◆ SET TASK ◆
Using the entries that follow, collect the lines where the word "standalone" appears.

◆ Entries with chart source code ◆
-- BEGIN --
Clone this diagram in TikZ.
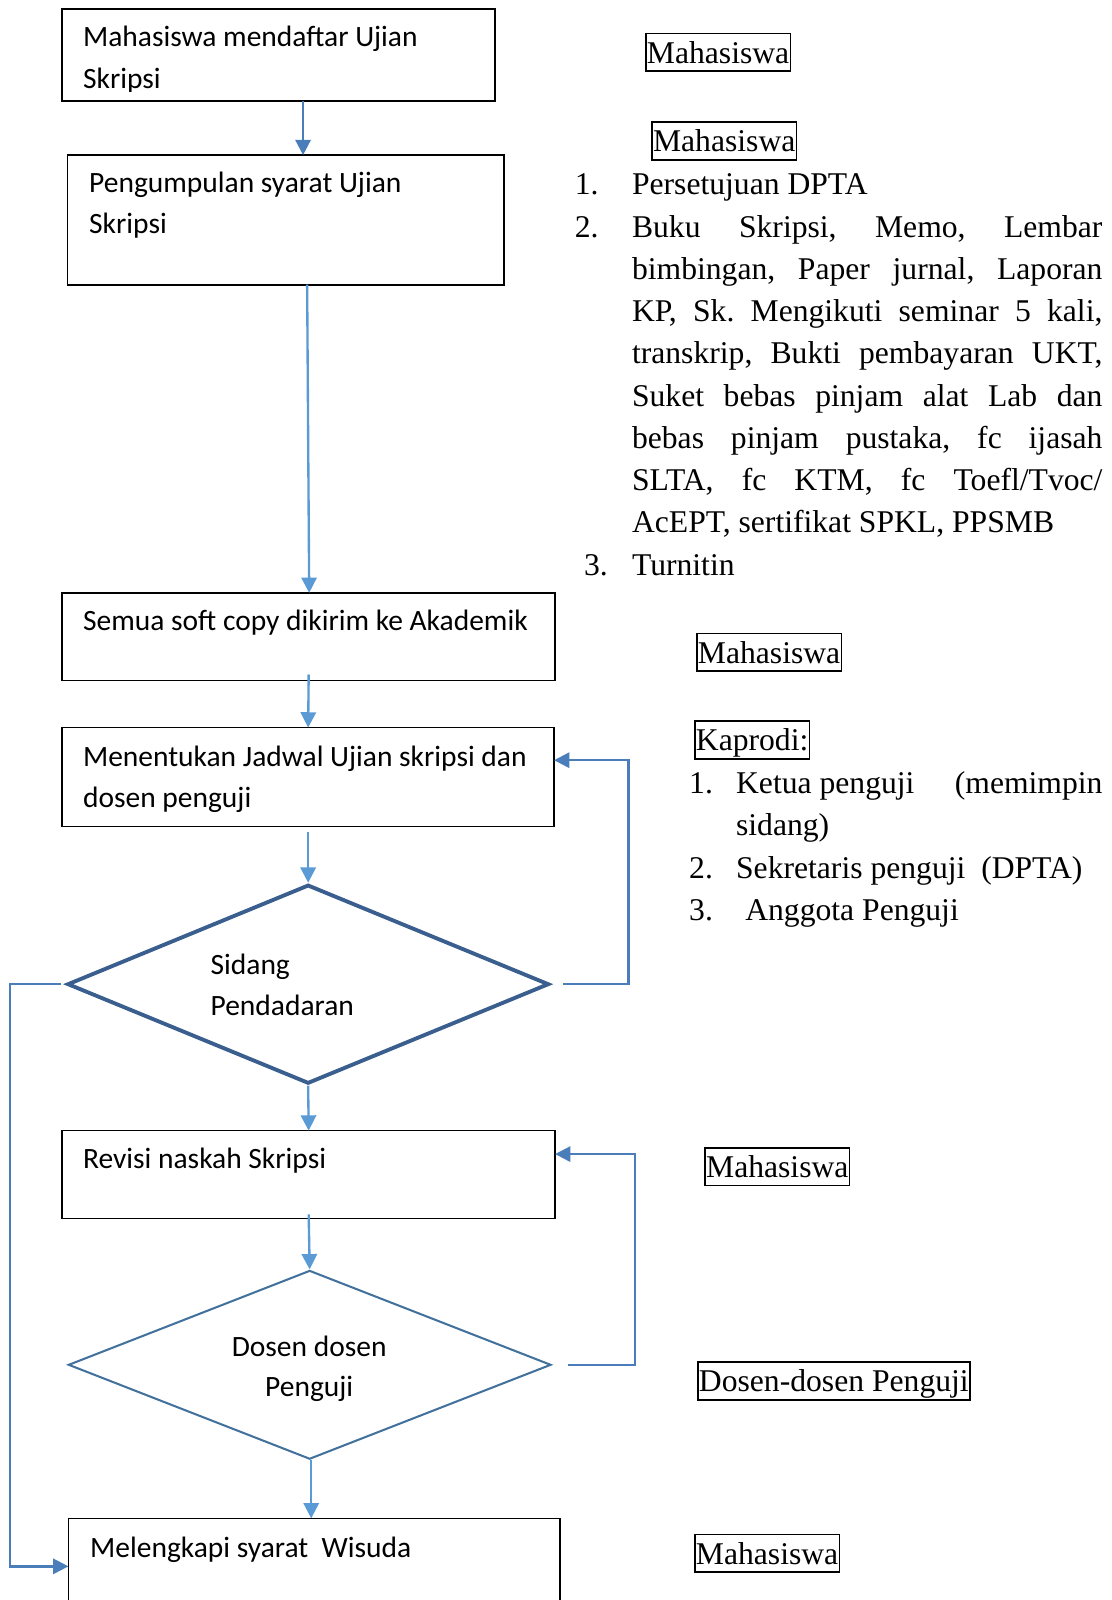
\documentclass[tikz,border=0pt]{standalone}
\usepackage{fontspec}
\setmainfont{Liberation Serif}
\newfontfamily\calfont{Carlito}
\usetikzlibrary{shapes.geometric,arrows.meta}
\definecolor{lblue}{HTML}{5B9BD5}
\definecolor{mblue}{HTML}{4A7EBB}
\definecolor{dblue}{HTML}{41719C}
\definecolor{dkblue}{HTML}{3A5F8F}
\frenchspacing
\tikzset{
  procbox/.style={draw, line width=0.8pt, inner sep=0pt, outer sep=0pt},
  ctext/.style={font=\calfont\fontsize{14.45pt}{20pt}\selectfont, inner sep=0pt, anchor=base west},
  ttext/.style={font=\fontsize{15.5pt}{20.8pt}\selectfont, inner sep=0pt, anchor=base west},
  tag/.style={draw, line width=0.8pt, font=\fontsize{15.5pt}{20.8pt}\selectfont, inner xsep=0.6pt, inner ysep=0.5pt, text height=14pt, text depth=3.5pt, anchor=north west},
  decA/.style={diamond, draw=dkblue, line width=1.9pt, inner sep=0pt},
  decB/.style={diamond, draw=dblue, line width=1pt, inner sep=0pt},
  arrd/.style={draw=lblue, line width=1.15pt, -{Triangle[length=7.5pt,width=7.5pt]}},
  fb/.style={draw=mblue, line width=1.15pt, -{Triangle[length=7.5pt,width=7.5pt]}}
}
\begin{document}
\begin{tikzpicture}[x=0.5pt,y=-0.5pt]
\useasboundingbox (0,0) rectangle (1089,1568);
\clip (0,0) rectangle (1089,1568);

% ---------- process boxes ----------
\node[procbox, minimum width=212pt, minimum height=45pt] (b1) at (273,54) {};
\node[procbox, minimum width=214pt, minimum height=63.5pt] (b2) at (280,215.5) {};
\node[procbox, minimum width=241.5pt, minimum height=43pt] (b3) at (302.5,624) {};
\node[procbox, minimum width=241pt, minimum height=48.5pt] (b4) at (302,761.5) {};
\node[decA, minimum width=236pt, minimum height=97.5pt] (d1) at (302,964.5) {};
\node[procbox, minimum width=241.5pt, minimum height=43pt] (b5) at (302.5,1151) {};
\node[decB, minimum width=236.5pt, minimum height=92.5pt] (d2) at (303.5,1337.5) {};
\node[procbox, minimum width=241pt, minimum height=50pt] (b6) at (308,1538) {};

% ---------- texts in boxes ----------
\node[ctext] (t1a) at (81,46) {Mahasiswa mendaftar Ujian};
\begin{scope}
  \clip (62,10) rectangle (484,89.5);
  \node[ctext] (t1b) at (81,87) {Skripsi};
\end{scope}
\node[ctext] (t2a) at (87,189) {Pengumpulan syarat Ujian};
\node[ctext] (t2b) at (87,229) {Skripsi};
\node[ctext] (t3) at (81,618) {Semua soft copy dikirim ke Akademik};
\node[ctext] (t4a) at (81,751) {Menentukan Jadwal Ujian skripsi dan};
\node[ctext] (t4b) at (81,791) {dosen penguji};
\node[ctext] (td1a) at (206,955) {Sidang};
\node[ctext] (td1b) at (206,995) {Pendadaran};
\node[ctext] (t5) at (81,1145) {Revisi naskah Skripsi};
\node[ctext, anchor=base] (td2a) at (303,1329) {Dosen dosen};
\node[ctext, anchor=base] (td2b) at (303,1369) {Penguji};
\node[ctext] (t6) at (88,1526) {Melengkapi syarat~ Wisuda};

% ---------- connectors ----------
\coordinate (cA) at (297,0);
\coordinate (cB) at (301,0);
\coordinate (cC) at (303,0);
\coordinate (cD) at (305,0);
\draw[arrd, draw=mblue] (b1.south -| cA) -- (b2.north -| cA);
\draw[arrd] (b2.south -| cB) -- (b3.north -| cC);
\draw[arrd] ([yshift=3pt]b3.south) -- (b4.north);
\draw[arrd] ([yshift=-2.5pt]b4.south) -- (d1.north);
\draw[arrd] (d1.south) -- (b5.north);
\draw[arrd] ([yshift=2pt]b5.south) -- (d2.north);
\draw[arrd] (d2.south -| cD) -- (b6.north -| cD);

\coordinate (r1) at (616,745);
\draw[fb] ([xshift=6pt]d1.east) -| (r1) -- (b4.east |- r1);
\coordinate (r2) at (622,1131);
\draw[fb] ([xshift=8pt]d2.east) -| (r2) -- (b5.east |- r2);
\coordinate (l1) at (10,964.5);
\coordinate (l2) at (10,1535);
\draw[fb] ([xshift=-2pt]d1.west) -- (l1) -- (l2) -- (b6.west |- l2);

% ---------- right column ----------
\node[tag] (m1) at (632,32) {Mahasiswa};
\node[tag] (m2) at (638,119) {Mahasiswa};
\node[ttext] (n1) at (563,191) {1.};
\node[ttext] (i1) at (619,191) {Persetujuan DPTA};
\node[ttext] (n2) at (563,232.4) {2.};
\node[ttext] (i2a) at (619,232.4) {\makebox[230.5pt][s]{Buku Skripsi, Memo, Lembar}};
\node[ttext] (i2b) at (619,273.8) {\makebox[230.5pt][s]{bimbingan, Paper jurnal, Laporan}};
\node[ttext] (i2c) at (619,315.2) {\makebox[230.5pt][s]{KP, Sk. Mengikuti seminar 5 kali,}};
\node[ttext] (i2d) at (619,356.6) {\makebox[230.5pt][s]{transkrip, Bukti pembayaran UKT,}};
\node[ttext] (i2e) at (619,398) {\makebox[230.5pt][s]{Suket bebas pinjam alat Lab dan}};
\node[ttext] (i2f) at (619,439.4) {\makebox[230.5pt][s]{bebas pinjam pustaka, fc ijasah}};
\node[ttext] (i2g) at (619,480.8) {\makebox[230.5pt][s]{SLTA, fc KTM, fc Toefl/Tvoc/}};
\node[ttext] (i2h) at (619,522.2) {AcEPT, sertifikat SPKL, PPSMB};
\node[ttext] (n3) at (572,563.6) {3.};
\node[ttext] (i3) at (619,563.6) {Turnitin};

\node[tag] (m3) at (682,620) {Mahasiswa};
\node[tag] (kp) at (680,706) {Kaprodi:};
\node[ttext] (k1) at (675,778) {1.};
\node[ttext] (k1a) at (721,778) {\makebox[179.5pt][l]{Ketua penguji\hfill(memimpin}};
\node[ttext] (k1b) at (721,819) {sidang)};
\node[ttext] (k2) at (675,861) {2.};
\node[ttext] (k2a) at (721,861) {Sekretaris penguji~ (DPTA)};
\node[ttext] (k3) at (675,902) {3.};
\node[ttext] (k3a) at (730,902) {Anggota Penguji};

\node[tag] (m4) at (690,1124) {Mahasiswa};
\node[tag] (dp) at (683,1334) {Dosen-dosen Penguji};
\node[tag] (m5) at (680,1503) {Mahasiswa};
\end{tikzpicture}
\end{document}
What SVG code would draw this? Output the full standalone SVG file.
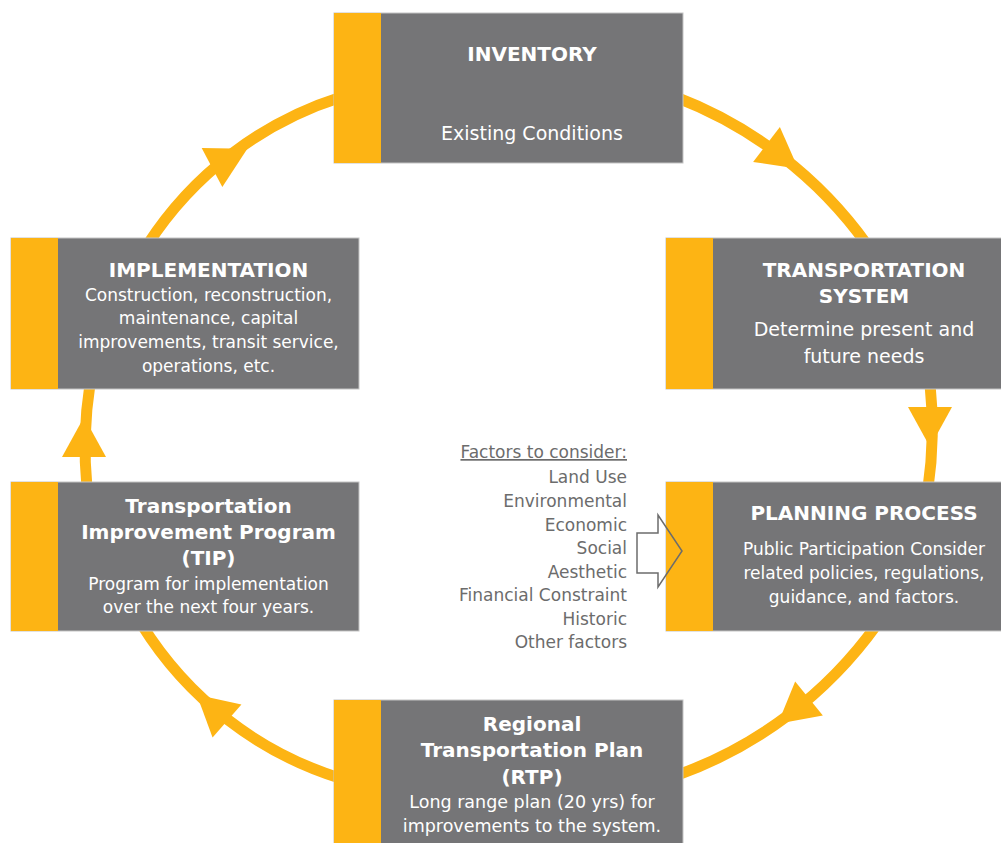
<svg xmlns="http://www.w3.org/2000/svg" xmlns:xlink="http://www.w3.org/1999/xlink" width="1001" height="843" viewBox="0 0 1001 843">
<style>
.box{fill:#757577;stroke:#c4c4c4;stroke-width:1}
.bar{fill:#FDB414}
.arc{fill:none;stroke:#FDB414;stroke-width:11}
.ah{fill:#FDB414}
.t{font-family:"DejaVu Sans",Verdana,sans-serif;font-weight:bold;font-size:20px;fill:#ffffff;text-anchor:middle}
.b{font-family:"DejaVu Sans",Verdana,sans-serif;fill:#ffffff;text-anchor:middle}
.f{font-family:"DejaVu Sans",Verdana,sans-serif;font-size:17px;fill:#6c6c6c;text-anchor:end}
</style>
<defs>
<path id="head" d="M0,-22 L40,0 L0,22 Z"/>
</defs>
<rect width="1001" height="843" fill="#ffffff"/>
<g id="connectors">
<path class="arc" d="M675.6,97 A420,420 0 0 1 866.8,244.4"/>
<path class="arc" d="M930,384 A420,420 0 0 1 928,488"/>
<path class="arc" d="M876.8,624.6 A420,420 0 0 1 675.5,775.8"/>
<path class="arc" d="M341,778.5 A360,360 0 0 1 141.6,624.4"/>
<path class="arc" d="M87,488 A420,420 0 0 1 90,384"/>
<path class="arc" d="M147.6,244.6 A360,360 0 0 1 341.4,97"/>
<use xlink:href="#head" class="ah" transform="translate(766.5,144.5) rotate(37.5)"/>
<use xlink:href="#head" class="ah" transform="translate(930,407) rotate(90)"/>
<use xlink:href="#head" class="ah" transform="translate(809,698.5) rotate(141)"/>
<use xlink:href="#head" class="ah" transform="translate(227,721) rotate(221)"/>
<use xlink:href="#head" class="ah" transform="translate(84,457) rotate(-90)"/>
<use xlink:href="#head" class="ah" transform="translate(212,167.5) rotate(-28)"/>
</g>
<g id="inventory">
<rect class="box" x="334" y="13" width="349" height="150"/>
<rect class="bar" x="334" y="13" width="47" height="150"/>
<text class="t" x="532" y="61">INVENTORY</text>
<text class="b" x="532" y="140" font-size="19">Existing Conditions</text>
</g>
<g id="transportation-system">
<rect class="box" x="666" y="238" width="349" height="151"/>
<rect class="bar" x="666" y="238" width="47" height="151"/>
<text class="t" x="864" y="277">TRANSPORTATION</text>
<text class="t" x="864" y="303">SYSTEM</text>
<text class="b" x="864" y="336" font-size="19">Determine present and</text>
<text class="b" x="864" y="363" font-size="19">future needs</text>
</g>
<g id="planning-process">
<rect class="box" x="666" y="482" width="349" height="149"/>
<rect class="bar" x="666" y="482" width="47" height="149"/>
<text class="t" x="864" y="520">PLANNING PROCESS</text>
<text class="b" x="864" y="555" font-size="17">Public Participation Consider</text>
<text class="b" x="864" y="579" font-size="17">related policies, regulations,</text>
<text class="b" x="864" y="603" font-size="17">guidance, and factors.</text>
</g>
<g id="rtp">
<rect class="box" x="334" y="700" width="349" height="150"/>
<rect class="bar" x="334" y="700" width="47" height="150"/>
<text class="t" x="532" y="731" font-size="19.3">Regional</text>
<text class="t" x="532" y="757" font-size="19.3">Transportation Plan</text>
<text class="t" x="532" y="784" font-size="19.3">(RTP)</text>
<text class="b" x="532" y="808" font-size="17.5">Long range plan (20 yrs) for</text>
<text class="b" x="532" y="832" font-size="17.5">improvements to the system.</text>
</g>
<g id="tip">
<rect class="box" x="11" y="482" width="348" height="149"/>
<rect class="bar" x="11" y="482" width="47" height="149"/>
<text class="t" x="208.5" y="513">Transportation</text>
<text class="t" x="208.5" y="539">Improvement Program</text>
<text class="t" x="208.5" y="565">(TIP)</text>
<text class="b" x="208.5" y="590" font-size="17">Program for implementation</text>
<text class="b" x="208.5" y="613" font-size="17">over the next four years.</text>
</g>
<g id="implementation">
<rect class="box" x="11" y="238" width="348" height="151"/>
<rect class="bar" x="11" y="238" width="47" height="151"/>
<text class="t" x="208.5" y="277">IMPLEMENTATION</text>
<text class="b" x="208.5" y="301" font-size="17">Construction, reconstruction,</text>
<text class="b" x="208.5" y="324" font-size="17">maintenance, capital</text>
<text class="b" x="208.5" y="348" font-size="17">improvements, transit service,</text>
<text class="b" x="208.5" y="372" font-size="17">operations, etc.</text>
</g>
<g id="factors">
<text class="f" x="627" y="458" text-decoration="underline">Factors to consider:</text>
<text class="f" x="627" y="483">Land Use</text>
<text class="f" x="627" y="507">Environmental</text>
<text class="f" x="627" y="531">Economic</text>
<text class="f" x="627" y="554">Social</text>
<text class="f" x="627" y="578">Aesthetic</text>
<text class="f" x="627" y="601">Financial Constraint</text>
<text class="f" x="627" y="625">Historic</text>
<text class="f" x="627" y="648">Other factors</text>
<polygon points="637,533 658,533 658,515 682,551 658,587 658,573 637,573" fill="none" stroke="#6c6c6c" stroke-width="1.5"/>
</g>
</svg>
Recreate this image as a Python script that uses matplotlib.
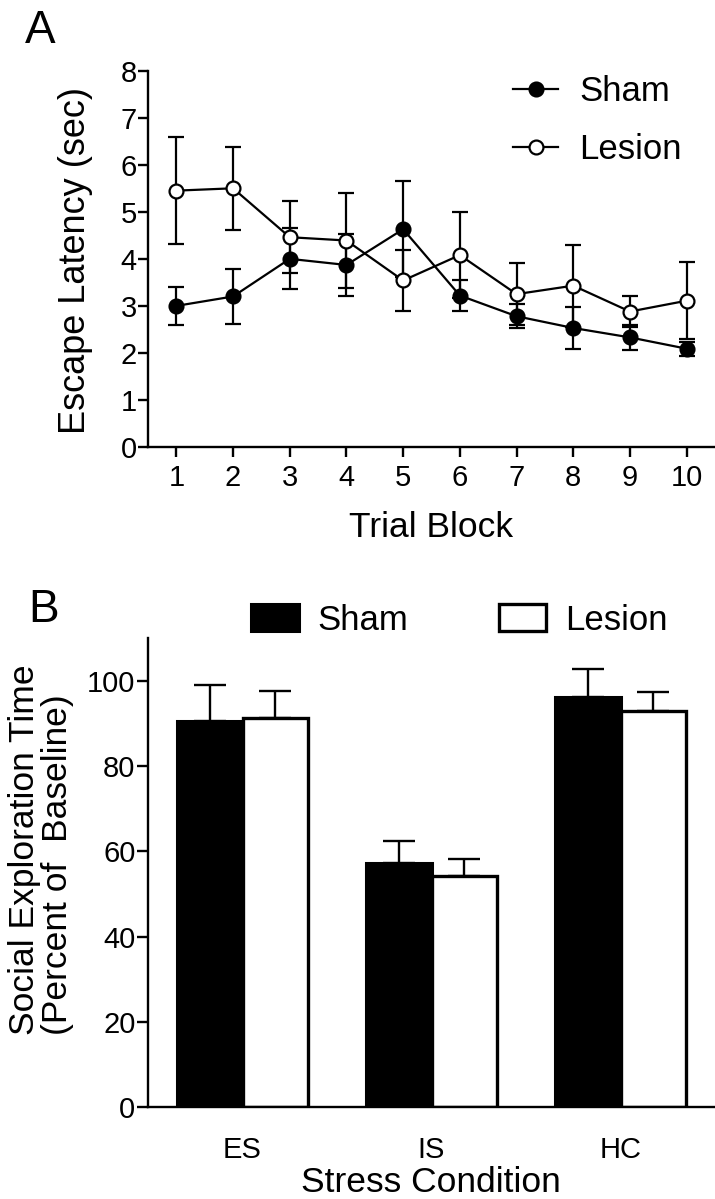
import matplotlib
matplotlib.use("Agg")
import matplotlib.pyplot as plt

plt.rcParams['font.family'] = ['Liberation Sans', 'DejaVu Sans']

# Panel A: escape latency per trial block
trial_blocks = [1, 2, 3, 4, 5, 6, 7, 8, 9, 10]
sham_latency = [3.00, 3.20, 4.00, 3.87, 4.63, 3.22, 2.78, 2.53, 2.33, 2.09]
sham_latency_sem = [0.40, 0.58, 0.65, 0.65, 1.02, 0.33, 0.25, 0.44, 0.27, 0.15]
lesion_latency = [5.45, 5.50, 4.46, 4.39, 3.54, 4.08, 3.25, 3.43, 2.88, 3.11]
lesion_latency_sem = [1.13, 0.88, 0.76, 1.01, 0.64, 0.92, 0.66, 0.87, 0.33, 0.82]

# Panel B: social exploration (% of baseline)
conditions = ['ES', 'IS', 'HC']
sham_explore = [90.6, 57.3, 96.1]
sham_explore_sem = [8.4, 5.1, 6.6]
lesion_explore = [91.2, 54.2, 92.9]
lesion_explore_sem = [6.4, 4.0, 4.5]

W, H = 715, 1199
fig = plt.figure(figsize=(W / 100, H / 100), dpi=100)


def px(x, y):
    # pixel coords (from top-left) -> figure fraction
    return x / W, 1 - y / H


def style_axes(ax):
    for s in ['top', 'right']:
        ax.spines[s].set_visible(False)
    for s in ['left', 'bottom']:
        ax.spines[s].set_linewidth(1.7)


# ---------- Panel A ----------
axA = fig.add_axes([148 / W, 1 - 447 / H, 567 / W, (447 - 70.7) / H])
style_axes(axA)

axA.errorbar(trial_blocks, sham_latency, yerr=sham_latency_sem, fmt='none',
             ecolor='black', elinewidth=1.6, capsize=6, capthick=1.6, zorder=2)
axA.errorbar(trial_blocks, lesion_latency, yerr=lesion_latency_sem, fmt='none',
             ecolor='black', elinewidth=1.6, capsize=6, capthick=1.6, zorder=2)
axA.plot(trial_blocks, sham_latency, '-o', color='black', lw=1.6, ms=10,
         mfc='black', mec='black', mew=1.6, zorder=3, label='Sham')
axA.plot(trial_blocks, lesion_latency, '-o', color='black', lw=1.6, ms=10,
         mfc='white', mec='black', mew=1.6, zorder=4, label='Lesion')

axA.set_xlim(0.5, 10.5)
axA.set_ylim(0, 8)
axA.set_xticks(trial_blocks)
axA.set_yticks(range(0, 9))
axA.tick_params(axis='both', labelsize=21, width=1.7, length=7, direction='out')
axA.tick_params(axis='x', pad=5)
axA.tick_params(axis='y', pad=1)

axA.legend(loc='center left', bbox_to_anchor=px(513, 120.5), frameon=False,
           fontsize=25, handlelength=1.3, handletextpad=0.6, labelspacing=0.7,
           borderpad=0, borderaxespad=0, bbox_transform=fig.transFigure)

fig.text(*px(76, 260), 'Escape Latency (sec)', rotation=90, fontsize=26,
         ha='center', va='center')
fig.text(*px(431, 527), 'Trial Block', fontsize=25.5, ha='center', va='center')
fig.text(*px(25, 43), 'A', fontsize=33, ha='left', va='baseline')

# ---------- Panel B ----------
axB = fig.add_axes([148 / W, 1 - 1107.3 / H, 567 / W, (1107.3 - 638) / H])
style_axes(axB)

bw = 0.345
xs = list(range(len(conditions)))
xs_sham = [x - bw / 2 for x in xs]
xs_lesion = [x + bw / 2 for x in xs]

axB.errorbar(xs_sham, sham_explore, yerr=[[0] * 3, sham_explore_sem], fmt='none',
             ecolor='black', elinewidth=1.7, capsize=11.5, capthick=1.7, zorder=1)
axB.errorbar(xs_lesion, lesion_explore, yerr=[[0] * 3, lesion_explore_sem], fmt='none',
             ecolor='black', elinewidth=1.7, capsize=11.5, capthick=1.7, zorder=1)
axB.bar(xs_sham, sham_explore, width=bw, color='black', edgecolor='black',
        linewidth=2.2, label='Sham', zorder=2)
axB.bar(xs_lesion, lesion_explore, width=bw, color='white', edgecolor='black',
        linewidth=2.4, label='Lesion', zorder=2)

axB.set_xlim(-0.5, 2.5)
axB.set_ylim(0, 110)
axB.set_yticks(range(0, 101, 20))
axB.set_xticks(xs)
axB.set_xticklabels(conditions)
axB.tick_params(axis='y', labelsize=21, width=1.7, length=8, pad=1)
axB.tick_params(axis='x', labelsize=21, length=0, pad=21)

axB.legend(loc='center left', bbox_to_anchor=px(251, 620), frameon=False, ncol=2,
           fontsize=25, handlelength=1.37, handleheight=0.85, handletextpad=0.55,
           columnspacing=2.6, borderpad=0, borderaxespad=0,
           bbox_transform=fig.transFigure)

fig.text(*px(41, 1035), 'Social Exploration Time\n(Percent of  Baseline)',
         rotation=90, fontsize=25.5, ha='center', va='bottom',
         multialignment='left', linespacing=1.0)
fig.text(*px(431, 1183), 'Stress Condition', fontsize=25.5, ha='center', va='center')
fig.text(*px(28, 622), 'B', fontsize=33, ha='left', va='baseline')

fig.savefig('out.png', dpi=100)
-- END --
◆ RESULT OF THE TASK ◆
\documentclass[tikz,border=0pt]{standalone}
What SVG code would draw this? Output the full standalone SVG file.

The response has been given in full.